Start of DATA SHOWN

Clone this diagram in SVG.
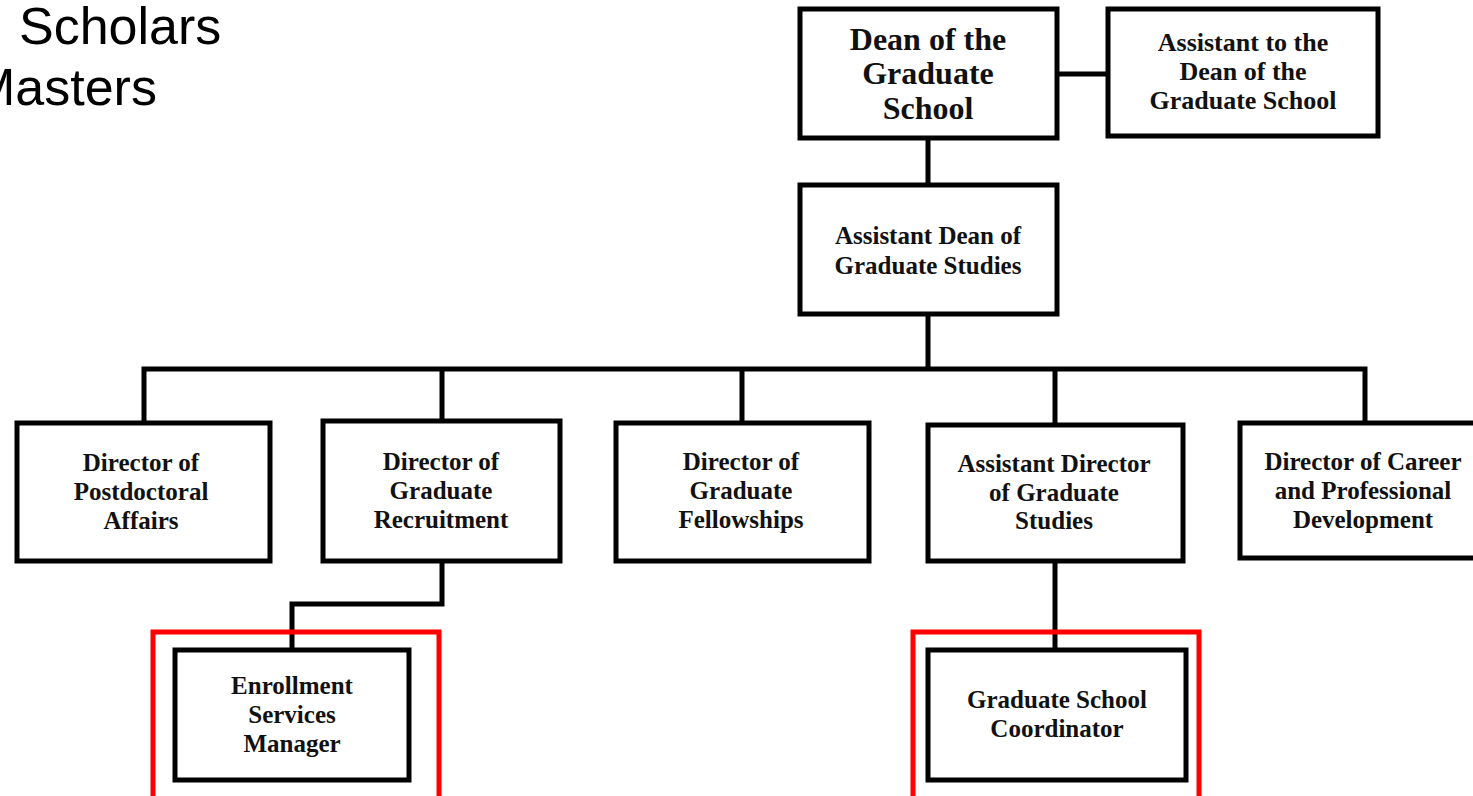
<svg xmlns="http://www.w3.org/2000/svg" width="1473" height="796" viewBox="0 0 1473 796">
<style>
.box{fill:#fff;stroke:#000;stroke-width:5}
.hl{fill:none;stroke:#ff0000;stroke-width:5}
.con{fill:none;stroke:#000;stroke-width:5}
.t{font-family:"Liberation Serif",serif;font-weight:bold;font-size:25px;fill:#111;text-anchor:middle}
.big{font-size:32px}
.mid{font-size:26px}
.hdr{font-family:"Liberation Sans",Arial,sans-serif;font-size:52px;fill:#000}
</style>
<rect width="1473" height="796" fill="#fff"/>
<text class="hdr" x="19" y="44">Scholars</text>
<text class="hdr" x="-28" y="105">Masters</text>
<g id="connectors">
<line class="con" x1="1057" y1="74" x2="1108" y2="74"/>
<line class="con" x1="928" y1="138" x2="928" y2="185"/>
<line class="con" x1="928" y1="314" x2="928" y2="369"/>
<polyline class="con" points="144,423 144,369 1365,369 1365,423"/>
<line class="con" x1="442" y1="369" x2="442" y2="421"/>
<line class="con" x1="742" y1="369" x2="742" y2="423"/>
<line class="con" x1="1055" y1="369" x2="1055" y2="425"/>
<polyline class="con" points="442,561 442,604 292,604 292,650"/>
<line class="con" x1="1055" y1="561" x2="1055" y2="650"/>
</g>
<g id="dean"><rect class="box" x="800" y="9" width="257" height="129"/>
<text class="t big" x="928" y="50">Dean of the</text><text class="t big" x="928" y="84">Graduate</text><text class="t big" x="928" y="119">School</text></g>
<g id="asst-to-dean"><rect class="box" x="1108" y="9" width="270" height="127"/>
<text class="t mid" x="1243" y="51">Assistant to the</text><text class="t mid" x="1243" y="80">Dean of the</text><text class="t mid" x="1243" y="109">Graduate School</text></g>
<g id="asst-dean"><rect class="box" x="800" y="185" width="257" height="129"/>
<text class="t" x="928" y="244">Assistant Dean of</text><text class="t" x="928" y="274">Graduate Studies</text></g>
<g id="postdoc"><rect class="box" x="17" y="423" width="253" height="138"/>
<text class="t" x="141" y="471">Director of</text><text class="t" x="141" y="500">Postdoctoral</text><text class="t" x="141" y="529">Affairs</text></g>
<g id="recruitment"><rect class="box" x="323" y="421" width="237" height="140"/>
<text class="t" x="441" y="470">Director of</text><text class="t" x="441" y="499">Graduate</text><text class="t" x="441" y="528">Recruitment</text></g>
<g id="fellowships"><rect class="box" x="616" y="423" width="253" height="138"/>
<text class="t" x="741" y="470">Director of</text><text class="t" x="741" y="499">Graduate</text><text class="t" x="741" y="528">Fellowships</text></g>
<g id="asst-director"><rect class="box" x="928" y="425" width="255" height="136"/>
<text class="t" x="1054" y="472">Assistant Director</text><text class="t" x="1054" y="501">of Graduate</text><text class="t" x="1054" y="529">Studies</text></g>
<g id="career"><rect class="box" x="1240" y="423" width="240" height="135"/>
<text class="t" x="1363" y="470">Director of Career</text><text class="t" x="1363" y="499">and Professional</text><text class="t" x="1363" y="528">Development</text></g>
<g id="enrollment"><rect class="hl" x="153" y="632" width="286" height="170"/>
<rect class="box" x="175" y="650" width="234" height="130"/>
<text class="t" x="292" y="694">Enrollment</text><text class="t" x="292" y="723">Services</text><text class="t" x="292" y="752">Manager</text></g>
<g id="coordinator"><rect class="hl" x="913" y="632" width="286" height="170"/>
<rect class="box" x="928" y="650" width="258" height="130"/>
<text class="t" x="1057" y="708">Graduate School</text><text class="t" x="1057" y="737">Coordinator</text></g>
</svg>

End of DATA SHOWN

*EXERCISE GOAL*. Copy the whole of the material above exactly, but not its images.

*RESULT*.
Clone this diagram in SVG.
<svg xmlns="http://www.w3.org/2000/svg" width="1473" height="796" viewBox="0 0 1473 796">
<style>
.box{fill:#fff;stroke:#000;stroke-width:5}
.hl{fill:none;stroke:#ff0000;stroke-width:5}
.con{fill:none;stroke:#000;stroke-width:5}
.t{font-family:"Liberation Serif",serif;font-weight:bold;font-size:25px;fill:#111;text-anchor:middle}
.big{font-size:32px}
.mid{font-size:26px}
.hdr{font-family:"Liberation Sans",Arial,sans-serif;font-size:52px;fill:#000}
</style>
<rect width="1473" height="796" fill="#fff"/>
<text class="hdr" x="19" y="44">Scholars</text>
<text class="hdr" x="-28" y="105">Masters</text>
<g id="connectors">
<line class="con" x1="1057" y1="74" x2="1108" y2="74"/>
<line class="con" x1="928" y1="138" x2="928" y2="185"/>
<line class="con" x1="928" y1="314" x2="928" y2="369"/>
<polyline class="con" points="144,423 144,369 1365,369 1365,423"/>
<line class="con" x1="442" y1="369" x2="442" y2="421"/>
<line class="con" x1="742" y1="369" x2="742" y2="423"/>
<line class="con" x1="1055" y1="369" x2="1055" y2="425"/>
<polyline class="con" points="442,561 442,604 292,604 292,650"/>
<line class="con" x1="1055" y1="561" x2="1055" y2="650"/>
</g>
<g id="dean"><rect class="box" x="800" y="9" width="257" height="129"/>
<text class="t big" x="928" y="50">Dean of the</text><text class="t big" x="928" y="84">Graduate</text><text class="t big" x="928" y="119">School</text></g>
<g id="asst-to-dean"><rect class="box" x="1108" y="9" width="270" height="127"/>
<text class="t mid" x="1243" y="51">Assistant to the</text><text class="t mid" x="1243" y="80">Dean of the</text><text class="t mid" x="1243" y="109">Graduate School</text></g>
<g id="asst-dean"><rect class="box" x="800" y="185" width="257" height="129"/>
<text class="t" x="928" y="244">Assistant Dean of</text><text class="t" x="928" y="274">Graduate Studies</text></g>
<g id="postdoc"><rect class="box" x="17" y="423" width="253" height="138"/>
<text class="t" x="141" y="471">Director of</text><text class="t" x="141" y="500">Postdoctoral</text><text class="t" x="141" y="529">Affairs</text></g>
<g id="recruitment"><rect class="box" x="323" y="421" width="237" height="140"/>
<text class="t" x="441" y="470">Director of</text><text class="t" x="441" y="499">Graduate</text><text class="t" x="441" y="528">Recruitment</text></g>
<g id="fellowships"><rect class="box" x="616" y="423" width="253" height="138"/>
<text class="t" x="741" y="470">Director of</text><text class="t" x="741" y="499">Graduate</text><text class="t" x="741" y="528">Fellowships</text></g>
<g id="asst-director"><rect class="box" x="928" y="425" width="255" height="136"/>
<text class="t" x="1054" y="472">Assistant Director</text><text class="t" x="1054" y="501">of Graduate</text><text class="t" x="1054" y="529">Studies</text></g>
<g id="career"><rect class="box" x="1240" y="423" width="240" height="135"/>
<text class="t" x="1363" y="470">Director of Career</text><text class="t" x="1363" y="499">and Professional</text><text class="t" x="1363" y="528">Development</text></g>
<g id="enrollment"><rect class="hl" x="153" y="632" width="286" height="170"/>
<rect class="box" x="175" y="650" width="234" height="130"/>
<text class="t" x="292" y="694">Enrollment</text><text class="t" x="292" y="723">Services</text><text class="t" x="292" y="752">Manager</text></g>
<g id="coordinator"><rect class="hl" x="913" y="632" width="286" height="170"/>
<rect class="box" x="928" y="650" width="258" height="130"/>
<text class="t" x="1057" y="708">Graduate School</text><text class="t" x="1057" y="737">Coordinator</text></g>
</svg>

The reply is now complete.